As I’ve occasionally come to think is the case with The Spectator, this book is perhaps best begun at the back. Otherwise it might be taken for niche history – applied historical moral philosophy, say, or an aspect of ‘the people’s war’ usually overshadowed by the manifest imperative to defeat the unparalleled evil of Nazism.
That evil, concludes Tobias Kelly, professor of political and legal anthropology at Edinburgh, has indeed ‘become the frame through which we seem to assess all evils’; but ‘the spectre of appeasement has also reared its head too often’. As a result, ‘we have been quick to get carried away with the virtue of war when confronted with wrongdoing and too ready to believe that a just measure of violence can solve the world’s problems’.
We may be too ready to believe that a just measure of violence can generally solve the world’s problems
Kelly maintains that although the conscientious objectors of the second world war could sometimes be blinkered and self-important, and that we might be tempted to think of them as unable to come to terms with a cynical and brutal world, ‘they could also become passionate and committed to the ideal that violence is not inevitable’. At their best, ‘they confronted the world head on, taking it as it was, but not resigned to its fate, imagining in both hope and sorrow that things could be otherwise’.

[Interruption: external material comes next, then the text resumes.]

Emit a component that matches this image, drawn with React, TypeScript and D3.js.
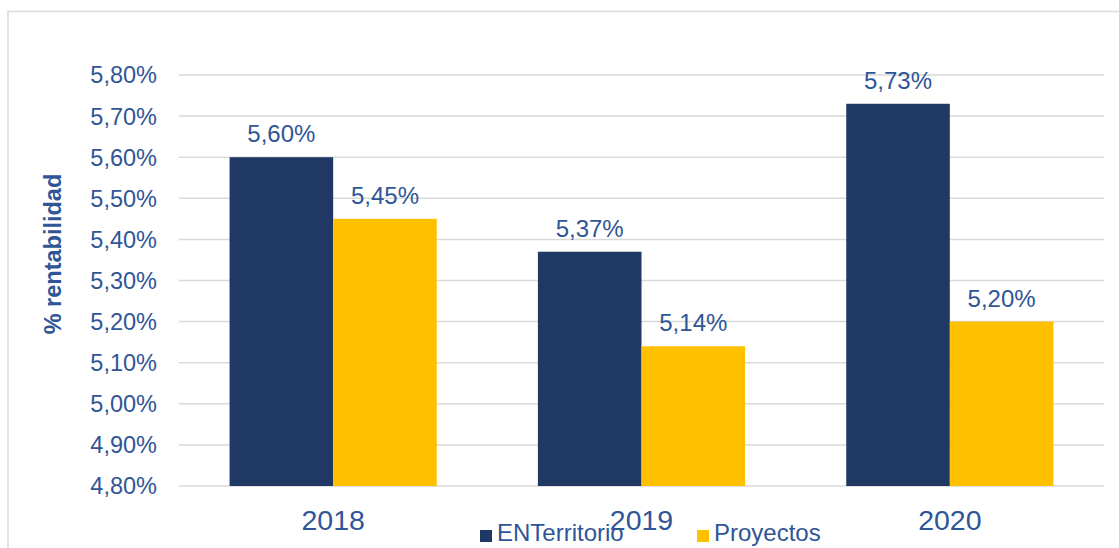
import * as d3 from "d3";

const years = ["2018", "2019", "2020"];
const series = ["ENTerritorio", "Proyectos"];
const enterritorio = [5.6, 5.37, 5.73];
const proyectos = [5.45, 5.14, 5.2];
const yTicks = [4.8, 4.9, 5.0, 5.1, 5.2, 5.3, 5.4, 5.5, 5.6, 5.7, 5.8];

const COLORS = ["#203864", "#FFC000"];
const TEXT = "#2F5597";
const GRID = "#D9D9D9";
const FONT = "Liberation Sans, Arial, sans-serif";

const fmt = (v: number) => v.toFixed(2).replace(".", ",") + "%";

export default function App() {
  const width = 1119;
  const height = 548;
  const plot = { left: 179, right: 1104, top: 75, bottom: 486 };

  const y = d3.scaleLinear().domain([4.8, 5.8]).range([plot.bottom, plot.top]);
  const x = d3
    .scaleBand<string>()
    .domain(years)
    .range([plot.left, plot.right])
    .paddingInner(0.328)
    .paddingOuter(0.164);
  const xs = d3.scaleBand<string>().domain(series).range([0, x.bandwidth()]);
  const color = d3.scaleOrdinal<string, string>().domain(series).range(COLORS);

  const rows = years.flatMap((yr, i) => [
    { year: yr, key: series[0], value: enterritorio[i] },
    { year: yr, key: series[1], value: proyectos[i] },
  ]);

  const legend = [
    { key: series[0], x: 480 },
    { key: series[1], x: 697 },
  ];

  return (
    <svg
      width={width}
      height={height}
      style={{ position: "absolute", left: 0, top: 0, background: "#fff" }}
      fontFamily={FONT}
    >
      <rect x={8} y={11.5} width={1130} height={560} fill="#fff" stroke={GRID} strokeWidth={1.5} />

      {/* gridlines */}
      <g stroke={GRID} strokeWidth={1.5}>
        {yTicks.map((t) => (
          <line key={t} x1={plot.left} x2={plot.right} y1={y(t)} y2={y(t)} />
        ))}
      </g>

      {/* y tick labels */}
      <g fill={TEXT} fontSize={23.5} textAnchor="end">
        {yTicks.map((t) => (
          <text key={t} x={157} y={y(t)} dy="0.36em">
            {fmt(t)}
          </text>
        ))}
      </g>

      <text
        transform="translate(61,254) rotate(-90)"
        textAnchor="middle"
        fill={TEXT}
        fontSize={23.5}
        fontWeight="bold"
      >
        % rentabilidad
      </text>

      {/* bars */}
      <g>
        {rows.map((d) => (
          <rect
            key={d.year + d.key}
            x={(x(d.year) ?? 0) + (xs(d.key) ?? 0)}
            y={y(d.value)}
            width={xs.bandwidth()}
            height={y(4.8) - y(d.value)}
            fill={color(d.key)}
          />
        ))}
      </g>

      {/* data labels */}
      <g fill={TEXT} fontSize={24} textAnchor="middle">
        {rows.map((d) => (
          <text
            key={d.year + d.key}
            x={(x(d.year) ?? 0) + (xs(d.key) ?? 0) + xs.bandwidth() / 2}
            y={y(d.value) - 15}
          >
            {fmt(d.value)}
          </text>
        ))}
      </g>

      {/* x labels */}
      <g fill={TEXT} fontSize={28.5} textAnchor="middle">
        {years.map((yr) => (
          <text key={yr} x={(x(yr) ?? 0) + x.bandwidth() / 2} y={530}>
            {yr}
          </text>
        ))}
      </g>

      {/* legend */}
      <g fontSize={24} fill={TEXT}>
        {legend.map((l) => (
          <g key={l.key}>
            <rect x={l.x} y={530} width={12} height={12} fill={color(l.key)} />
            <text x={l.x + 17} y={541}>
              {l.key}
            </text>
          </g>
        ))}
      </g>
    </svg>
  );
}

But was their best really good enough? I recall a long conversation about his wartime pacifism with my Anglican confessor, Father Anthony Perry SSM, in the days before I crossed the Tiber. (Once on the far bank, pacifism seemed less of an issue: as Kelly reminds us, the Pope has his Swiss Guard.) As a 19-year-old, Perry had served with the Friends’ Ambulance Unit in China, no cushy number.